The PSI union federation did raise the alert in September 2013. Its general secretary, Rosa Pavenelli, called on affiliates “to urge their national governments to withdraw from talks on this proposed Trade in Services Agreement and to mobilize workers and communities against this deal which is an assault on the public interest”.
And overall, the trade union movement has been slow to react. Even today, the website of the PCS union mentions TiSA only once (without any explanation of what it is). Other unions have been more active.

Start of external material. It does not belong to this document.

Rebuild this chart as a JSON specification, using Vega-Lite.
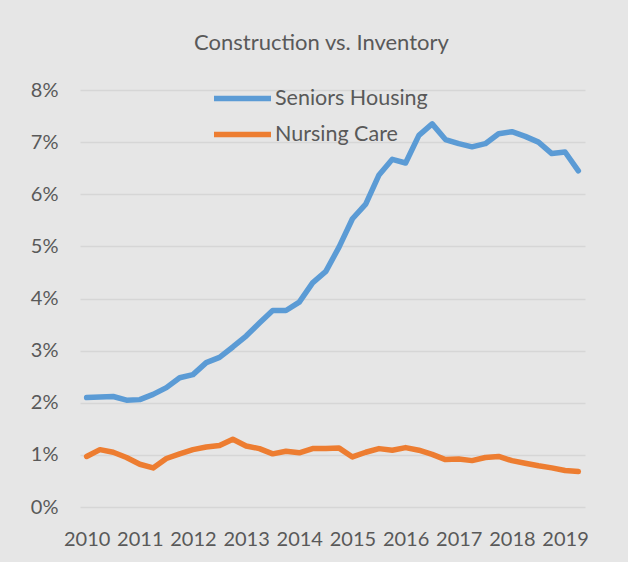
{
  "$schema": "https://vega.github.io/schema/vega-lite/v6.json",
  "autosize": {"type": "none"},
  "width": 505,
  "height": 417,
  "padding": {"left": 80, "top": 90, "right": 43, "bottom": 55},
  "background": "#e6e6e6",
  "config": {
    "view": {"stroke": null},
    "font": "Lato",
    "legend": {
      "title": null,
      "orient": "none",
      "symbolType": "stroke",
      "symbolSize": 3249,
      "symbolStrokeWidth": 5.5,
      "labelFontSize": 21.5,
      "labelColor": "#595959",
      "labelFont": "Lato",
      "labelOffset": 1
    }
  },
  "title": {
    "text": "Construction vs. Inventory",
    "anchor": "middle",
    "fontSize": 22,
    "font": "Lato",
    "fontWeight": "normal",
    "color": "#595959",
    "offset": 12,
    "dx": -11
  },
  "data": {
    "values": [
      {"q": "2010 Q1", "Seniors Housing": 0.0210, "Nursing Care": 0.0097},
      {"q": "2010 Q2", "Seniors Housing": 0.0211, "Nursing Care": 0.0110},
      {"q": "2010 Q3", "Seniors Housing": 0.0212, "Nursing Care": 0.0105},
      {"q": "2010 Q4", "Seniors Housing": 0.0205, "Nursing Care": 0.0095},
      {"q": "2011 Q1", "Seniors Housing": 0.0206, "Nursing Care": 0.0082},
      {"q": "2011 Q2", "Seniors Housing": 0.0216, "Nursing Care": 0.0075},
      {"q": "2011 Q3", "Seniors Housing": 0.0229, "Nursing Care": 0.0093},
      {"q": "2011 Q4", "Seniors Housing": 0.0248, "Nursing Care": 0.0102},
      {"q": "2012 Q1", "Seniors Housing": 0.0254, "Nursing Care": 0.0110},
      {"q": "2012 Q2", "Seniors Housing": 0.0277, "Nursing Care": 0.0115},
      {"q": "2012 Q3", "Seniors Housing": 0.0287, "Nursing Care": 0.0118},
      {"q": "2012 Q4", "Seniors Housing": 0.0307, "Nursing Care": 0.0130},
      {"q": "2013 Q1", "Seniors Housing": 0.0328, "Nursing Care": 0.0117},
      {"q": "2013 Q2", "Seniors Housing": 0.0353, "Nursing Care": 0.0112},
      {"q": "2013 Q3", "Seniors Housing": 0.0377, "Nursing Care": 0.0102},
      {"q": "2013 Q4", "Seniors Housing": 0.0377, "Nursing Care": 0.0107},
      {"q": "2014 Q1", "Seniors Housing": 0.0393, "Nursing Care": 0.0104},
      {"q": "2014 Q2", "Seniors Housing": 0.0430, "Nursing Care": 0.0112},
      {"q": "2014 Q3", "Seniors Housing": 0.0452, "Nursing Care": 0.0112},
      {"q": "2014 Q4", "Seniors Housing": 0.0499, "Nursing Care": 0.0113},
      {"q": "2015 Q1", "Seniors Housing": 0.0553, "Nursing Care": 0.0096},
      {"q": "2015 Q2", "Seniors Housing": 0.0581, "Nursing Care": 0.0105},
      {"q": "2015 Q3", "Seniors Housing": 0.0637, "Nursing Care": 0.0112},
      {"q": "2015 Q4", "Seniors Housing": 0.0667, "Nursing Care": 0.0109},
      {"q": "2016 Q1", "Seniors Housing": 0.0660, "Nursing Care": 0.0114},
      {"q": "2016 Q2", "Seniors Housing": 0.0713, "Nursing Care": 0.0109},
      {"q": "2016 Q3", "Seniors Housing": 0.0735, "Nursing Care": 0.0101},
      {"q": "2016 Q4", "Seniors Housing": 0.0705, "Nursing Care": 0.0091},
      {"q": "2017 Q1", "Seniors Housing": 0.0697, "Nursing Care": 0.0092},
      {"q": "2017 Q2", "Seniors Housing": 0.0691, "Nursing Care": 0.0089},
      {"q": "2017 Q3", "Seniors Housing": 0.0697, "Nursing Care": 0.0095},
      {"q": "2017 Q4", "Seniors Housing": 0.0716, "Nursing Care": 0.0097},
      {"q": "2018 Q1", "Seniors Housing": 0.0720, "Nursing Care": 0.0089},
      {"q": "2018 Q2", "Seniors Housing": 0.0711, "Nursing Care": 0.0084},
      {"q": "2018 Q3", "Seniors Housing": 0.0700, "Nursing Care": 0.0079},
      {"q": "2018 Q4", "Seniors Housing": 0.0678, "Nursing Care": 0.0075},
      {"q": "2019 Q1", "Seniors Housing": 0.0681, "Nursing Care": 0.0070},
      {"q": "2019 Q2", "Seniors Housing": 0.0645, "Nursing Care": 0.0068}
    ]
  },
  "transform": [
    {"fold": ["Seniors Housing", "Nursing Care"], "as": ["series", "value"]}
  ],
  "encoding": {
    "x": {
      "field": "q",
      "type": "ordinal",
      "scale": {"type": "point", "padding": 0.5},
      "axis": {
        "title": null,
        "labelAngle": 0,
        "labelOverlap": false,
        "ticks": false,
        "domain": false,
        "grid": false,
        "labelExpr": "slice(datum.value, 5) == 'Q1' ? slice(datum.value, 0, 4) : ''",
        "labelFontSize": 20,
        "labelColor": "#595959",
        "labelFont": "Lato",
        "labelPadding": 22
      }
    },
    "y": {
      "field": "value",
      "type": "quantitative",
      "scale": {"domain": [0, 0.08], "nice": false},
      "axis": {
        "title": null,
        "values": [0, 0.01, 0.02, 0.03, 0.04, 0.05, 0.06, 0.07, 0.08],
        "format": ".0%",
        "ticks": false,
        "domain": false,
        "gridColor": "#d6d6d6",
        "gridWidth": 1.5,
        "labelFontSize": 20,
        "labelColor": "#595959",
        "labelFont": "Lato",
        "labelPadding": 22
      }
    }
  },
  "layer": [
    {
      "transform": [{"filter": "datum.series == 'Nursing Care'"}],
      "mark": {"type": "line", "strokeWidth": 5.5, "strokeCap": "round", "strokeJoin": "round"},
      "encoding": {
        "color": {
          "field": "series",
          "type": "nominal",
          "scale": {"domain": ["Nursing Care"], "range": ["#ED7D31"]},
          "legend": {"legendX": 131, "legendY": 13}
        }
      }
    },
    {
      "transform": [{"filter": "datum.series == 'Seniors Housing'"}],
      "mark": {"type": "line", "strokeWidth": 5.5, "strokeCap": "round", "strokeJoin": "round"},
      "encoding": {
        "color": {
          "field": "series",
          "type": "nominal",
          "scale": {"domain": ["Seniors Housing"], "range": ["#5B9BD5"]},
          "legend": {"legendX": 131, "legendY": -23}
        }
      }
    }
  ],
  "resolve": {"scale": {"color": "independent"}, "legend": {"color": "independent"}}
}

Unison produced a briefing document in March 2015 that sets out its opposition to TTIP, TiSA and CETA (a free trade agreement between the EU and Canada).
In a sorry example of the lack of joined-up thinking in the trade union movement, the GMB is opposed to TiSA, but has just declared itself in favour of staying in the EU. In a statement in October last year, it called on the EU trade commissioner to oppose TiSA – in the full knowledge that squadrons of pigs would have to be flying above Brussels for that to happen. Hypocrisy is second nature to some.

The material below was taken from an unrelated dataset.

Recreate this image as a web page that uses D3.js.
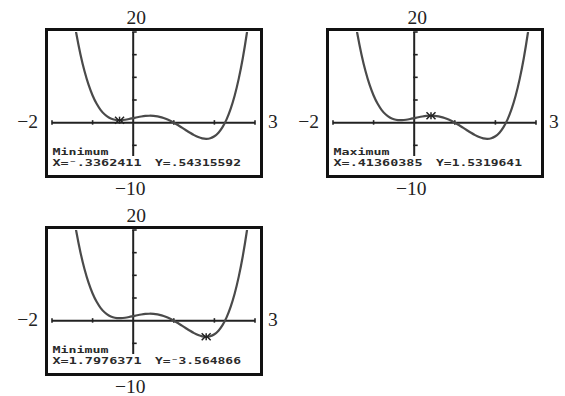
<!DOCTYPE html>
<html>
<head>
<meta charset="utf-8">
<script src="https://cdn.jsdelivr.net/npm/d3@7"></script>
<style>
  html, body { margin: 0; padding: 0; background: #fff; }
  svg { display: block; }
</style>
</head>
<body>
<svg id="chart" width="565" height="396"></svg>
<script>
// ---- data ----
const xWindow = [-2, 3];
const yWindow = [-10, 20];
const xTicks = [-2, -1, 1, 2, 3];
const yTicks = [-5, 5, 10, 15, 20];
const windowLabelTop = "20";
const windowLabelBottom = "\u221210";
const windowLabelLeft = "\u22122";
const windowLabelRight = "3";

// sampled points of the plotted curve
const curveX = [-1.5,-1.4,-1.3,-1.2,-1.1,-1.0,-0.9,-0.8,-0.7,-0.6,-0.5,-0.4,-0.3,-0.2,-0.1,0.0,
  0.1,0.2,0.3,0.4,0.5,0.6,0.7,0.8,0.9,1.0,1.1,1.2,1.3,1.4,1.5,1.6,1.7,1.8,1.9,2.0,
  2.1,2.2,2.3,2.4,2.5,2.6,2.7,2.8,2.9];
const curveY = [25.0,19.603,15.097,11.387,8.383,6.0,4.157,2.779,1.795,1.139,0.75,0.571,0.551,0.643,0.805,1.0,
  1.195,1.363,1.481,1.531,1.5,1.379,1.165,0.859,0.467,0.0,-0.527,-1.093,-1.673,-2.237,-2.75,-3.173,-3.461,-3.565,-3.431,-3.0,
  -2.209,-0.989,0.733,3.035,6.0,9.715,14.273,19.771,26.31];

const panelTitles = ["Minimum", "Maximum", "Minimum"];
const panelXText = ["X=\u207B.3362411", "X=.41360385", "X=1.7976371"];
const panelYText = ["Y=.54315592", "Y=1.5319641", "Y=\u207B3.564866"];
const cursorX = [-0.3362411, 0.41360385, 1.7976371];
const cursorY = [0.54315592, 1.5319641, -3.564866];

// ---- layout ----
const panelOrigins = [[45, 28], [326, 28], [45, 226]];
const frameW = 218, frameH = 150;
const svg = d3.select("#chart");
const ink = "#222";
const points = curveX.map((x, i) => [x, curveY[i]]);

panelOrigins.forEach((o, p) => {
  const g = svg.append("g").attr("transform", `translate(${o[0]},${o[1]})`);
  const x = d3.scaleLinear().domain(xWindow).range([7, 210]);
  const y = d3.scaleLinear().domain(yWindow).range([140, 4]);

  const clipId = "clip" + p;
  g.append("clipPath").attr("id", clipId)
    .append("rect").attr("x", 7).attr("y", 4).attr("width", 203).attr("height", 136);

  // frame
  g.append("rect").attr("x", 1.5).attr("y", 1.5)
    .attr("width", frameW - 3).attr("height", frameH - 3)
    .attr("fill", "none").attr("stroke", "#111").attr("stroke-width", 3);

  // window labels
  const serif = "'Liberation Serif', 'Times New Roman', serif";
  g.append("text").attr("x", x(0) + 3).attr("y", -4)
    .attr("text-anchor", "middle").attr("font-family", serif).attr("font-size", 19.5)
    .attr("fill", ink).text(windowLabelTop);
  g.append("text").attr("x", x(0) - 3).attr("y", frameH + 17)
    .attr("text-anchor", "middle").attr("font-family", serif).attr("font-size", 19.5)
    .attr("fill", ink).text(windowLabelBottom);
  g.append("text").attr("x", -7).attr("y", y(0) + 5)
    .attr("text-anchor", "end").attr("font-family", serif).attr("font-size", 19.5)
    .attr("fill", ink).text(windowLabelLeft);
  g.append("text").attr("x", frameW + 5).attr("y", y(0) + 5)
    .attr("text-anchor", "start").attr("font-family", serif).attr("font-size", 19.5)
    .attr("fill", ink).text(windowLabelRight);

  // axes
  g.append("line").attr("x1", x(xWindow[0])).attr("x2", x(xWindow[1]))
    .attr("y1", y(0)).attr("y2", y(0)).attr("stroke", ink).attr("stroke-width", 2);
  g.append("line").attr("x1", x(0)).attr("x2", x(0))
    .attr("y1", y(yWindow[1])).attr("y2", 128).attr("stroke", ink).attr("stroke-width", 2);
  g.selectAll(".xt").data(xTicks).enter().append("line")
    .attr("x1", d => x(d)).attr("x2", d => x(d))
    .attr("y1", y(0) - 2.5).attr("y2", y(0) + 2)
    .attr("stroke", ink).attr("stroke-width", 1.6);
  g.selectAll(".yt").data(yTicks).enter().append("line")
    .attr("x1", x(0) - 1).attr("x2", x(0) + 3.5)
    .attr("y1", d => y(d)).attr("y2", d => y(d))
    .attr("stroke", ink).attr("stroke-width", 1.6);

  // curve
  const line = d3.line().x(d => x(d[0])).y(d => y(d[1])).curve(d3.curveCatmullRom);
  g.append("path").datum(points).attr("d", line)
    .attr("clip-path", `url(#${clipId})`)
    .attr("fill", "none").attr("stroke", "#4a4a4a").attr("stroke-width", 2.2);

  // trace cursor
  const cx = x(cursorX[p]), cy = y(cursorY[p]);
  const cur = g.append("g").attr("stroke", ink).attr("stroke-width", 1.5).attr("fill", "none");
  cur.append("path").attr("d", `M${cx-4.5},${cy-3.5}L${cx-1},${cy}L${cx-4.5},${cy+3.5}`);
  cur.append("path").attr("d", `M${cx+4.5},${cy-3.5}L${cx+1},${cy}L${cx+4.5},${cy+3.5}`);
  cur.append("line").attr("x1", cx).attr("x2", cx).attr("y1", cy - 3.5).attr("y2", cy + 3.5);

  // calculator text
  const mono = "'DejaVu Sans Mono', monospace";
  const fs = 9.4;
  g.append("text").attr("x", 7.5).attr("y", 127)
    .attr("font-family", mono).attr("font-weight", "bold").attr("font-size", fs)
    .attr("textLength", 56).attr("lengthAdjust", "spacingAndGlyphs")
    .attr("fill", "#2a2a2a").text(panelTitles[p]);
  g.append("text").attr("x", 7.5).attr("y", 138)
    .attr("font-family", mono).attr("font-weight", "bold").attr("font-size", fs)
    .attr("textLength", 89).attr("lengthAdjust", "spacingAndGlyphs")
    .attr("fill", "#2a2a2a").text(panelXText[p]);
  g.append("text").attr("x", 110).attr("y", 138)
    .attr("font-family", mono).attr("font-weight", "bold").attr("font-size", fs)
    .attr("textLength", 86).attr("lengthAdjust", "spacingAndGlyphs")
    .attr("fill", "#2a2a2a").text(panelYText[p]);
});
</script>
</body>
</html>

In July last year the lecturers’ union UCU, supported by the teachers’ unions NUT and the NAS/UWT, successfully moved a motion on TiSA and CETA at the Education International meeting in Canada, noting “that these agreements seek to go far beyond traditional tariff reductions by imposing constraints on what governments can do behind their national borders, including the promotion of regulatory coherence and convergence across countries irrespective of national priorities.”
It’s an odd fact that unions can recognise the importance of national boundaries and national priorities on some issues, but ignore them when it comes to the EU overall. What do they think the “exclusive competence” of the EU on trade and commerce means?
To get a hint about what deregulation can mean for national sovereignty, look at the World Trade Organization’s General Agreement on Trade in Services (GATS). In 2004, the US wanted to ban Internet-based gambling. A WTO panel ruled that it could not. “Members’ regulatory sovereignty is an essential pillar of the progressive liberalization of trade in services, but this sovereignty ends whenever rights of other Members under the GATS are impaired.”
In other words, national sovereignty is subordinate to trade treaties. And this is only a hint of what is to come, because the whole rationale for TiSA is that GATS is too weak! (See Box 2, “An attack on developing countries”.)
Don’t think that national sovereignty is only about what national governments can do. It applies at all levels of government, down to parish councils. So councils trying to limit the number of fast-food restaurants or apply policies to keep high-street chemists could find themselves running foul of TiSA.
The corporations really do want to be able to control every aspect of our lives.